Surely it has more to do with the fact that children’s tv of the 90s was somewhat groundbreaking. If you discount the fact that it was the decade that brought us the Teletubbies, the 90s was an excellent 10 years of children’s programming. It was the decade that saw Pingu, Tots TV, Brum and Fireman Sam take to the screens, all of which have come to be household names. They used a similar kind of style to 80s classics such as The Clangers, Bagpuss and The Herbs, but 90s tv for the toddlers was still somehow very fresh. Both sets of characters in The Clangers and Pingu, for example, spend the entirety of the programme not saying a single word, but where the Clangers relied on a narrator to bridge the gap between the moon and its audience, Pingu’s eponymous hero does it all by himself.

It was also the era in which anime really came into its own. Pokémon took the world by storm, with Ash and the gang firmly holding us in their grasp. We never tired of seeing Ash zapped by his Pikachu, singed by his disobedient Charizard, foiled by Team Rocket, or recovering from a supposedly unwinnable conflict: it was tragedy, comedy, romance and adventure all rolled into one, a combination that made exceptional childhood viewing.

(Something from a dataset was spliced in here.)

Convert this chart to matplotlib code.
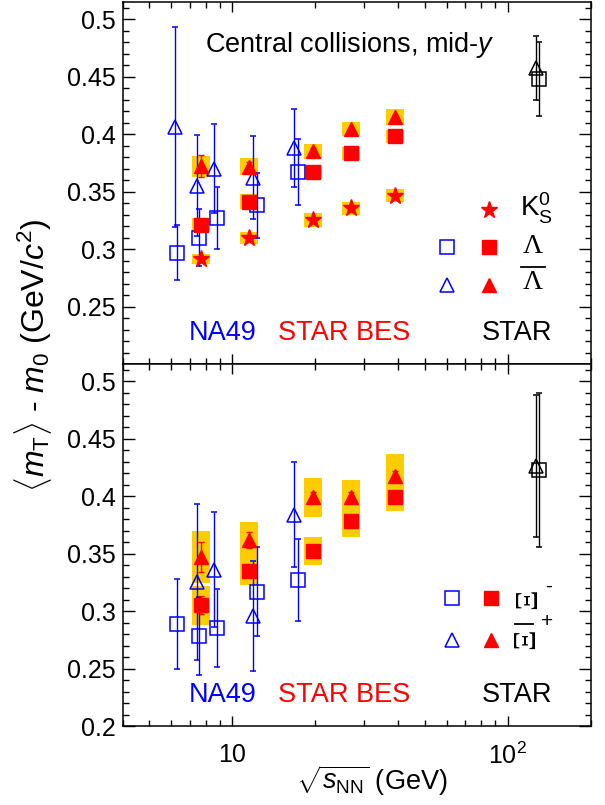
import numpy as np
import matplotlib
matplotlib.use("Agg")
import matplotlib.pyplot as plt
from matplotlib.patches import Rectangle
from matplotlib.ticker import FixedLocator, NullFormatter, FixedFormatter

plt.rcParams['font.family'] = ['Liberation Sans', 'DejaVu Sans']
plt.rcParams['mathtext.fontset'] = 'custom'
plt.rcParams['mathtext.rm'] = 'Liberation Sans'
plt.rcParams['mathtext.it'] = 'Liberation Sans:italic'
plt.rcParams['mathtext.bf'] = 'Liberation Sans:bold'

# ---- data ----
# NA49 (open blue)
na49_sq_x = [6.3, 7.6, 8.8, 12.3, 17.3]
na49_tri_x = [6.2, 7.45, 8.6, 11.9, 16.8]
lam_na49 = [0.297, 0.310, 0.327, 0.338, 0.367]
lam_na49_err = [0.024, 0.025, 0.027, 0.028, 0.029]
alam_na49 = [0.406, 0.355, 0.370, 0.362, 0.388]
alam_na49_err = [0.087, 0.044, 0.039, 0.036, 0.034]

xi_na49 = [0.289, 0.278, 0.285, 0.317, 0.327]
xi_na49_err = [0.039, 0.034, 0.034, 0.039, 0.036]
axi_na49_x = [7.45, 8.6, 11.9, 16.8]
axi_na49 = [0.3255, 0.336, 0.296, 0.384]
axi_na49_err = [0.068, 0.050, 0.048, 0.046]

# STAR BES (filled red, yellow = systematics)
bes_x = [7.7, 11.5, 19.6, 27.0, 39.0]
k0s = [0.2915, 0.3094, 0.3253, 0.3354, 0.3463]
k0s_stat = [0.002, 0.002, 0.002, 0.002, 0.002]
k0s_sys = [0.0043, 0.0052, 0.0065, 0.006, 0.0056]
lam = [0.3212, 0.3411, 0.367, 0.3832, 0.3982]
lam_stat = [0.003, 0.002, 0.002, 0.002, 0.002]
lam_sys = [0.0056, 0.0065, 0.006, 0.006, 0.0056]
alam = [0.3722, 0.3717, 0.3852, 0.4046, 0.415]
alam_stat = [0.0095, 0.004, 0.003, 0.002, 0.002]
alam_sys = [0.0091, 0.0074, 0.0065, 0.006, 0.007]

xi = [0.3051, 0.335, 0.3525, 0.3783, 0.3995]
xi_stat = [0.008, 0.005, 0.004, 0.004, 0.003]
xi_sys = [0.017, 0.012, 0.012, 0.014, 0.012]
axi = [0.3472, 0.3618, 0.399, 0.399, 0.4178]
axi_stat = [0.013, 0.007, 0.005, 0.005, 0.004]
axi_sys = [0.0227, 0.016, 0.017, 0.015, 0.019]

# STAR 130 GeV (open black)
star_sq_x = [130.0]
star_tri_x = [127.0]
lam_star = [0.4478]
lam_star_err = [0.032]
alam_star = [0.4573]
alam_star_err = [0.028]
xi_star = [0.4227]
xi_star_err = [0.067]
axi_star = [0.4262]
axi_star_err = [0.062]

BLUE = '#0000ff'
RED = '#ff0000'
GOLD = '#ffcc00'
BOXF = 1.078  # half-width of systematic boxes (log factor)
MS_SQ = 9.5
MS_TRI = 10.5


def sys_boxes(ax, x, y, s):
    for xi_, yi, si in zip(x, y, s):
        ax.add_patch(Rectangle((xi_ / BOXF, yi - si), xi_ * BOXF - xi_ / BOXF, 2 * si,
                               facecolor=GOLD, edgecolor='none', zorder=1))


def open_pts(ax, x, y, e, m, c, ms):
    ax.errorbar(x, y, yerr=e, fmt=m, color=c, mfc='none', mec=c, ms=ms, mew=1.1,
                elinewidth=1.0, capsize=2.5, capthick=1.0, zorder=3)


def filled_pts(ax, x, y, e, m, ms):
    ax.errorbar(x, y, yerr=e, fmt=m, color=RED, mfc=RED, mec=RED, ms=ms,
                elinewidth=1.0, capsize=2.5, capthick=1.0, zorder=4)


fig = plt.figure(figsize=(6.05, 8.05), dpi=100)
L, R = 122.7 / 605, 590.7 / 605
ax1 = fig.add_axes([L, 1 - 364 / 805, R - L, 362 / 805])
ax2 = fig.add_axes([L, 1 - 726 / 805, R - L, 362 / 805])

for ax in (ax1, ax2):
    ax.set_xscale('log')
    ax.set_xlim(4, 200)
    ax.set_ylim(0.2, 0.515)
    ax.xaxis.set_major_locator(FixedLocator([10, 100]))
    ax.xaxis.set_minor_locator(FixedLocator([4, 5, 6, 7, 8, 9, 20, 30, 40, 50, 60, 70, 80, 90, 200]))
    ax.xaxis.set_minor_formatter(NullFormatter())
    ax.yaxis.set_major_locator(FixedLocator([0.2, 0.25, 0.3, 0.35, 0.4, 0.45, 0.5]))
    ax.yaxis.set_minor_locator(FixedLocator(np.arange(0.2, 0.515, 0.01)))
    ax.tick_params(which='both', direction='in', top=True, right=True, width=1.0,
                   labelsize=18, colors='black')
    ax.tick_params(axis='y', which='major', length=8.5, pad=5)
    ax.tick_params(axis='y', which='minor', length=4.5)
    ax.tick_params(axis='x', which='major', length=7.5, pad=12)
    ax.tick_params(axis='x', which='minor', length=4.3)
    for sp in ax.spines.values():
        sp.set_linewidth(1.1)

ax1.yaxis.set_major_formatter(FixedFormatter(['', '0.25', '0.3', '0.35', '0.4', '0.45', '0.5']))
ax2.yaxis.set_major_formatter(FixedFormatter(['0.2', '0.25', '0.3', '0.35', '0.4', '0.45', '0.5']))
ax1.xaxis.set_major_formatter(NullFormatter())
ax2.xaxis.set_major_formatter(FixedFormatter(['10', r'$10^2$']))

# ---- top panel ----
sys_boxes(ax1, bes_x, k0s, k0s_sys)
sys_boxes(ax1, bes_x, lam, lam_sys)
sys_boxes(ax1, bes_x, alam, alam_sys)
open_pts(ax1, na49_sq_x, lam_na49, lam_na49_err, 's', BLUE, MS_SQ)
open_pts(ax1, na49_tri_x, alam_na49, alam_na49_err, '^', BLUE, MS_TRI)
open_pts(ax1, star_sq_x, lam_star, lam_star_err, 's', 'black', MS_SQ)
open_pts(ax1, star_tri_x, alam_star, alam_star_err, '^', 'black', MS_TRI)
filled_pts(ax1, bes_x, k0s, k0s_stat, '*', 12.5)
filled_pts(ax1, bes_x, lam, lam_stat, 's', MS_SQ)
filled_pts(ax1, bes_x, alam, alam_stat, '^', MS_TRI)

ax1.text(0.176, 0.881, 'Central collisions, mid-$y$', transform=ax1.transAxes,
         fontsize=19.5, ha='left', va='center')
for ax in (ax1, ax2):
    ax.text(0.142, 0.086, 'NA49', color=BLUE, transform=ax.transAxes, fontsize=19.5, va='center')
    ax.text(0.332, 0.086, 'STAR BES', color=RED, transform=ax.transAxes, fontsize=19.5, va='center')
    ax.text(0.768, 0.086, 'STAR', color='black', transform=ax.transAxes, fontsize=19.5, va='center')

# top legend
ax1.plot([0.783], [0.425], '*', color=RED, ms=12.5, transform=ax1.transAxes)
ax1.plot([0.692], [0.324], 's', mfc='none', mec=BLUE, ms=MS_SQ, mew=1.1, transform=ax1.transAxes)
ax1.plot([0.783], [0.324], 's', color=RED, ms=MS_SQ, transform=ax1.transAxes)
ax1.plot([0.692], [0.218], '^', mfc='none', mec=BLUE, ms=MS_TRI, mew=1.1, transform=ax1.transAxes)
ax1.plot([0.783], [0.218], '^', color=RED, ms=MS_TRI, transform=ax1.transAxes)
ax1.text(0.849, 0.43, r'K$^0_{\rm S}$', transform=ax1.transAxes, fontsize=20, va='center')
ax1.text(0.877, 0.324, 'Λ', family='Liberation Serif', transform=ax1.transAxes,
         fontsize=20, ha='center', va='center')
ax1.text(0.877, 0.226, 'Λ', family='Liberation Serif', transform=ax1.transAxes,
         fontsize=20, ha='center', va='center')
ax1.plot([0.851, 0.903], [0.269, 0.269], color='black', lw=1.3, transform=ax1.transAxes)

# ---- bottom panel ----
sys_boxes(ax2, bes_x, xi, xi_sys)
sys_boxes(ax2, bes_x, axi, axi_sys)
open_pts(ax2, na49_sq_x, xi_na49, xi_na49_err, 's', BLUE, MS_SQ)
open_pts(ax2, axi_na49_x, axi_na49, axi_na49_err, '^', BLUE, MS_TRI)
open_pts(ax2, star_sq_x, xi_star, xi_star_err, 's', 'black', MS_SQ)
open_pts(ax2, star_tri_x, axi_star, axi_star_err, '^', 'black', MS_TRI)
filled_pts(ax2, bes_x, xi, xi_stat, 's', MS_SQ)
filled_pts(ax2, bes_x, axi, axi_stat, '^', MS_TRI)

# bottom legend (the Xi glyph is drawn on its side, as in the original)
ax2.plot([0.703], [0.353], 's', mfc='none', mec=BLUE, ms=MS_SQ, mew=1.1, transform=ax2.transAxes)
ax2.plot([0.788], [0.353], 's', color=RED, ms=MS_SQ, transform=ax2.transAxes)
ax2.plot([0.703], [0.238], '^', mfc='none', mec=BLUE, ms=MS_TRI, mew=1.1, transform=ax2.transAxes)
ax2.plot([0.788], [0.238], '^', color=RED, ms=MS_TRI, transform=ax2.transAxes)
ax2.text(0.868, 0.352, 'Ξ', family='Liberation Serif', rotation=90, transform=ax2.transAxes,
         fontsize=23, ha='center', va='center')
ax2.text(0.909, 0.385, '-', transform=ax2.transAxes, fontsize=15, ha='center', va='center')
ax2.text(0.863, 0.24, 'Ξ', family='Liberation Serif', rotation=90, transform=ax2.transAxes,
         fontsize=23, ha='center', va='center')
ax2.plot([0.838, 0.876], [0.281, 0.281], color='black', lw=1.3, transform=ax2.transAxes)
ax2.text(0.907, 0.288, '+', transform=ax2.transAxes, fontsize=15, ha='center', va='center')

fig.text(33 / 605, 1 - 355 / 805, r'$\langle m_{\rm T}\rangle$ - $m_0$ (GeV/$c^2$)',
         rotation=90, fontsize=23, ha='center', va='center')
fig.text(372 / 605, 1 - 781 / 805, r'$\sqrt{s_{\rm NN}}$ (GeV)', fontsize=19.5,
         ha='center', va='center')

fig.savefig('out.png', dpi=100)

Even away from the primary coloured world of animation, real life children’s tv was a massive hit. For the younger audiences you had real life renditions of popular children’s literature, from Animal Ark to The Worst Witch saga. And at the other end, Saved by the Bell, Sister Sister, Byker Grove and Kenan and Kell all had us gripped to our screens, with breaks only coming to fetch the orange soda (who loves orange soda?). It was also the time when spine-chilling real life programming took over the screens. The haunting opening sequence of Are You Afraid of the Dark? caused children everywhere to break out into a cold sweat, whilst Goosebumps was adopted from the award winning books to the small screen, a transformation that was brilliantly achieved – the rendering of a gigantic rabid hamster couldn’t be more terrifying at the age of 8.

But for me, you can’t talk about 90’s children’s tv without talking about two things. And the first is ReBoot. I have had many arguments with university colleagues about this programme, most of which revolved around the simple fact that everyone believes I have imagined it ever existing. For those of you who don’t remember, ReBoot was the first ever half hour CGI television series, revolving around the fictional world of Mainframe, a location within a computer. This meant all the characters were somewhat 8-bit looking, with blocky bodies and simplistic shapes that epitomised 90s gaming. But what made this series exceptional, was the immense fear it instilled in its watchers. When a Mainframe user boots up a game, a game cube drops in a random location, absorbing all those who happen to be in the vicinity in a computer game, being unable to escape until the game was won or lost. If the user who boots up the game wins, everyone in that particular section of Mainframe is evaporated – essentially it’s Tron for children. The prospect of seeing these blocky, brightly coloured characters obliterated by a computer game was very disturbing, and tapped into many technological concerns of the time, making this the kind of television that may not have made millions, but was temporally relevant and groundbreaking.

And the second thing that epitomises the phenomenal children’s tv of the 90’s is Saturday morning programming. You’d rush downstairs before your parents were up so you could sit on the floor in front of the tv with your fingers firmly in the biscuit tin, shovelling as many ginger nuts as you can before Mum and Dad wake up. On CITV you had Diggit, hosted by a rather fresh-faced Fearne Cotton and Jasper the dog. It was through Diggit that I cultivated a love for Recess and Peanut Butter and Jelly Otter – I wonder if you can still remember the theme tune, the characters, the storylines, because I certainly can. Following this, you had SM:TV Live, hosted by Ant, Dec and Cat Deely. For me, the whole programme was about Chums, their Friends style spoof that swarmed with special guests, and Wonky Donky, a rather cruel but hilarious showcasing of childhood idiocy. I don’t seem to remember what programmes broke up the skits, because in the same way the Diggit was all about the cartoons, SM:TV Live was an older, more mature show that relied on the childhood humour of the three presenters. The saddest moment came when Chums finally came to a close, with a shot of the empty flat bringing many viewers, who secretly wanted Dec and Cat to finally get together, to tears.

The 90s was simply fantastic for children’s television in a way that it is not now, and was not before us. Although there was some excellent children’s tv of the 60s and 70s, you just can’t escape the fact that our parents grew up with stop animated characters that often didn’t even speak a real language, with men dressed in suits made of terracotta, and with funny bean animals with zips for mouths. And aside from a few exceptions, current children’s television is nothing much to be marvelled over. In fact, at times it is simply ludicrous: The Marvelous Misadventures of Flapjack, In the Night Garden, and Rastamouse for example. Granted, Ben Ten or Peppa Pig are never going to hold resonance with an audience of mature and educated undergraduates and postgraduates. But get a couple of second year philosophers together, and they will be just as happy discussing Rosy and Jim or Get Your Own Back as they would be pondering over Descartes or troubling over Nietzsche.